Shaping the Future of ICT Research: Methods and Approaches Working Conference

Event date: 
2012-12-13 to 2024-12-04
Type: 

A working conference was held at University of South Florida, Tampa, FL, USA. Papers are due 1 July 2012. The call can be found at http://www.ifip82-2012.usf.edu/. Read the proceedings online at Springer here.

Since the founding of the International Federation for Information Processing (IFIP) in 1960 as a nonprofit organization dedicated to advancing information processing throughout the world, the research and practice of information and communication technologies (ICT) has experienced seismic changes. Organizational computing architectures have shifted from mainframe computing to client-server to distributed to cloud computing, information technology has spawned new business models based on electronic commerce and service-oriented architecture, communities and nations are relying on ICT to leapfrog into the future, and as the recent events in the Middle-East demonstrate, online social media has provided a new voice to a worldwide movement toward democracy.

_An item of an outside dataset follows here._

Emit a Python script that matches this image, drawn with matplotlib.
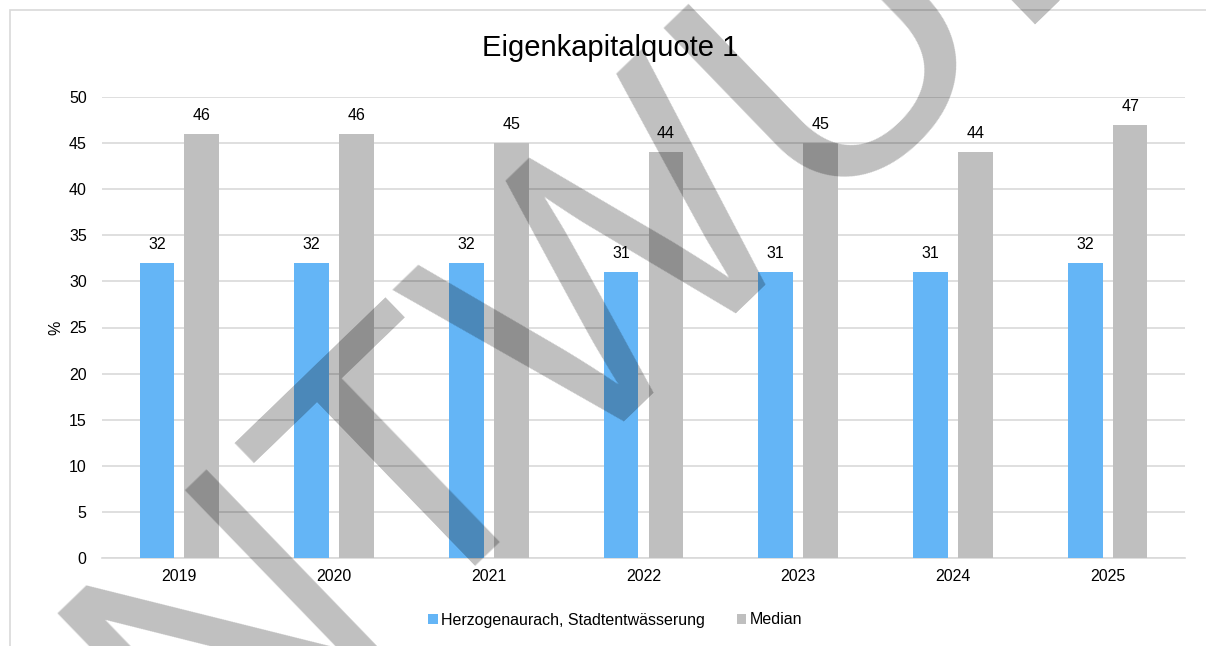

Researchers are continuously challenged to find innovative approaches to perform relevant and rigorous ICT studies.

In the context of this changing world of ICT, what are the key research problems that we, as ICT researchers, should be studying, and how should we be studying such problems? This international conference issues a call to present research designs and programs that have the potential to shape the future of ICT research. We welcome research papers that explore new directions in the design, use, and impacts of ICT in our organizational and social lives, papers that explore new or integrated methods for studying issues relevant to ICT research, and papers that can provoke a healthy debate on the conduct of future ICT research. In particular, we welcome ICT research proposals that transcend boundaries between theories, methods, approaches, and disciplines.

This conference continues the tradition of spirited ICT research inquiry that characterized previous IFIP 8.2 conferences in Manchester (1984), Copenhagen (1990), Philadelphia (1997), and Manchester (2004). Thought leaders in the ICT community are encouraged to participate and help in forming a vision and agenda for the future of relevant and rigorous ICT research methods and approaches for the next decade. Our goal is to broaden this discussion beyond the Information Systems community to include researchers from the many ICT-related disciplines.